In 1902 after the death of his father, Pryor ended his association with Sousa and took over the reorganized Pryor band; he led its debut at the Majestic Theatre in New York City on November 15, 1903. For 30 years thereafter, Pryor's band was an American institution. He made his first appearance in Asbury Park, New Jersey, at the Shore in 1904, where he continued to play until 1930. The Pryor Band toured until 1909, when he decided to settle down and make Asbury Park the home of the band. Also at this time, he became a staff conductor and arranger for the Victor Talking Machine Company in Camden, New Jersey. He organized a second band that played at the entertainment complex of Coney Island, New York, for a number of years.

==Political office==

Pryor retired from full-time conducting in 1933. On November 7 of that year, he and Henry W. Herbert were elected to the Monmouth County Board of Chosen Freeholders, defeating Director Bryant B. Newcomb and his running mate, Arthur Johnson. Pryor and Herbert would each serve one, three-year term in office. In the 1936 election, they were defeated by Republicans J. Russell Woolley and Edgar O. Murphy.
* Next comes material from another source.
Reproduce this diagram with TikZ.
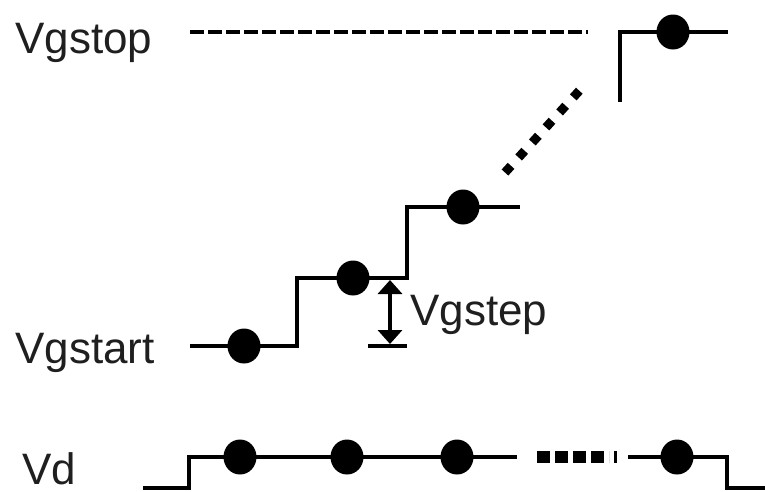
\documentclass[tikz,border=0pt]{standalone}
\usepackage{fontspec}
\setmainfont{Liberation Sans}
\usetikzlibrary{arrows.meta,shapes.geometric}
\begin{document}
\begin{tikzpicture}[x=1pt,y=-1pt,
  wire/.style={line width=4.5pt, line cap=butt, line join=miter},
  dot/.style={ellipse, fill=black, inner sep=0pt, minimum width=33pt, minimum height=35pt},
  lbl/.style={anchor=base west, inner sep=0pt, text=black!88, font=\fontsize{44}{52}\selectfont},
  guide/.style={line width=4.5pt, dash pattern=on 14pt off 4pt},
  gap/.style={line width=9pt, dash pattern=on 9pt off 11.3pt},
  gapflat/.style={line width=12pt, dash pattern=on 13pt off 5pt},
  dimline/.style={line width=3.5pt, >={Triangle[width=24pt,length=14pt]}, <->}]
\useasboundingbox (0,0) rectangle (765,491);

% labels
\node[lbl] (tstop)  at (15,53)  {Vgstop};
\node[lbl] (tstart) at (15,363) {Vgstart};
\node[lbl] (tvd)    at (22,484) {Vd};
\node[lbl] (tstep)  at (410,325) {Vgstep};

% gate staircase
\coordinate (s0) at (190,346);
\coordinate (s1) at (297,346);
\coordinate (s2) at (297,278);
\coordinate (s3) at (407,278);
\coordinate (s4) at (407,207);
\coordinate (s5) at (520,207);
\draw[wire] (s0) -- (s1) -- (s2) -- (s3) -- (s4) -- (s5);
\node[dot] (g1) at (244,346) {};
\node[dot] (g2) at (353,278) {};
\node[dot] (g3) at (463,207) {};

% last gate step at Vgstop
\coordinate (t0) at (620,102);
\coordinate (t1) at (620,32);
\coordinate (t2) at (728,32);
\draw[wire] (t0) -- (t1) -- (t2);
\node[dot] (g4) at (673,32) {};

% Vgstop reference level
\coordinate (r0) at (190,32);
\coordinate (r1) at (588,32);
\draw[guide] (r0) -- (r1);

% omitted steps
\coordinate (d0) at (505,172.5);
\coordinate (d1) at (579.5,90.5);
\draw[gap] (d0) -- (d1);

% Vgstep dimension
\coordinate (a0) at (390,280);
\coordinate (a1) at (390,344);
\coordinate (b0) at (368,346);
\coordinate (b1) at (407,346);
\draw[dimline] (a0) -- (a1);
\draw[line width=3.5pt] (b0) -- (b1);

% drain pulse
\coordinate (v0) at (143,488);
\coordinate (v1) at (189,488);
\coordinate (v2) at (189,457);
\coordinate (v3) at (517,457);
\draw[wire] (v0) -- (v1) -- (v2) -- (v3);
\node[dot] (d1a) at (240,457) {};
\node[dot] (d2a) at (347,457) {};
\node[dot] (d3a) at (457,457) {};

\coordinate (q0) at (537,457);
\coordinate (q1) at (609,457);
\draw[gapflat] (q0) -- (q1);
\coordinate (q2) at (615,451);
\coordinate (q3) at (615,463);
\draw[line width=3pt] (q2) -- (q3);

\coordinate (w0) at (628,457);
\coordinate (w1) at (727,457);
\coordinate (w2) at (727,488);
\coordinate (w3) at (765,488);
\draw[wire] (w0) -- (w1) -- (w2) -- (w3);
\node[dot] (d4a) at (677,457) {};
\end{tikzpicture}
\end{document}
==Personal life and death==
Pryor was married to Maude Russell Pryor. Their son Roger Pryor (1901–1974) also became a bandleader and a film actor. They also had sons Arthur Jr. (1897–1954), who became a bandsman and advertising executive, and Samuel Pryor.

The senior Pryor suffered a stroke on June 17, 1942, and died on June 18 at his home in West Long Branch, New Jersey. Funeral services were conducted June 21, 1942, at the Trinity Episcopal Church, Asbury Park, followed by burial in Glenwood Cemetery, West Long Branch.

==Legacy==
Pryor composed some 300 works, including marches, novelties, tone poems and three light operas, Jinga Boo, Uncle Tom's Cabin and On the Eve of Her Wedding Day. Among his best-known numbers were "On Jersey Shore", "Queen Titania" and "The Whistler and His Dog". He set to work on an opera titled Peter and Paul, with a libretto by L. Frank Baum; the libretto has been lost. It was intended to star Fred Stone and David Montgomery in several roles in several time periods.
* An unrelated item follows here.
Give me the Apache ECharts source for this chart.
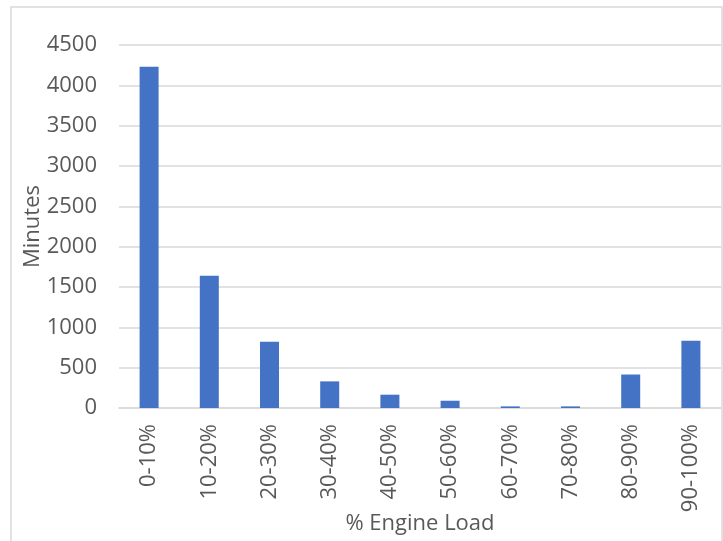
<!DOCTYPE html>
<html>
<head>
<meta charset="utf-8">
<script src="https://cdn.jsdelivr.net/npm/echarts@6/dist/echarts.min.js"></script>
<style>
  html, body { margin: 0; padding: 0; background: #fff; }
  #chart { width: 723px; height: 541px; }
</style>
</head>
<body>
<div id="chart"></div>
<script>
// Engine load bands and minutes spent in each
const loadBands = ['0-10%', '10-20%', '20-30%', '30-40%', '40-50%', '50-60%', '60-70%', '70-80%', '80-90%', '90-100%'];
const minutes = [4230, 1640, 820, 330, 165, 90, 20, 20, 415, 835];

const FONT = '"Open Sans", "Noto Sans", sans-serif';
const TEXT = '#595959';
const GRID_LINE = '#d9d9d9';

const chart = echarts.init(document.getElementById('chart'), null, { renderer: 'canvas' });

chart.setOption({
  animation: false,
  backgroundColor: '#ffffff',
  textStyle: { fontFamily: FONT },
  graphic: [{
    type: 'rect',
    shape: { x: 11, y: 7, width: 711, height: 545 },
    style: { fill: 'none', stroke: GRID_LINE, lineWidth: 1.5 },
    silent: true
  }],
  grid: { left: 119, right: 2, top: 45, bottom: 133, containLabel: false, outerBoundsMode: 'none' },
  xAxis: {
    type: 'category',
    data: loadBands,
    name: '% Engine Load',
    nameLocation: 'middle',
    nameGap: 105,
    nameMoveOverlap: false,
    nameTextStyle: { color: TEXT, fontSize: 22, fontFamily: FONT },
    axisLine: { show: true, lineStyle: { color: GRID_LINE, width: 1.5 } },
    axisTick: { show: false },
    axisLabel: { rotate: 90, color: TEXT, fontSize: 22, fontFamily: FONT, margin: 16, interval: 0 }
  },
  yAxis: {
    type: 'value',
    min: 0,
    max: 4500,
    interval: 500,
    name: 'Minutes',
    nameLocation: 'middle',
    nameGap: 75,
    nameMoveOverlap: false,
    nameTextStyle: { color: TEXT, fontSize: 22, fontFamily: FONT },
    axisLine: { show: false },
    axisTick: { show: false },
    axisLabel: { color: TEXT, fontSize: 22, fontFamily: FONT, margin: 22, formatter: (v) => String(v) },
    splitLine: { show: true, lineStyle: { color: GRID_LINE, width: 1.5 } }
  },
  series: [{
    type: 'bar',
    data: minutes,
    barWidth: 19,
    itemStyle: { color: '#4472C4' }
  }]
});
</script>
</body>
</html>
During his career, Pryor wrote some of today's most well-known trombone literature, including an arrangement of the heralded "Bluebells of Scotland", as well as band novelty works such as "The Whistler and His Dog", with its piccolo solo, his best-known composition. Much of this literature has been recorded by Ian Bousfield on his CD Pryor Engagement (Doyen DOY CD212).

In 1985, thousands of early Pryor scores were discovered by conductor Rick Benjamin. He has played many of Pryor's compositions with his Paragon Ragtime Orchestra.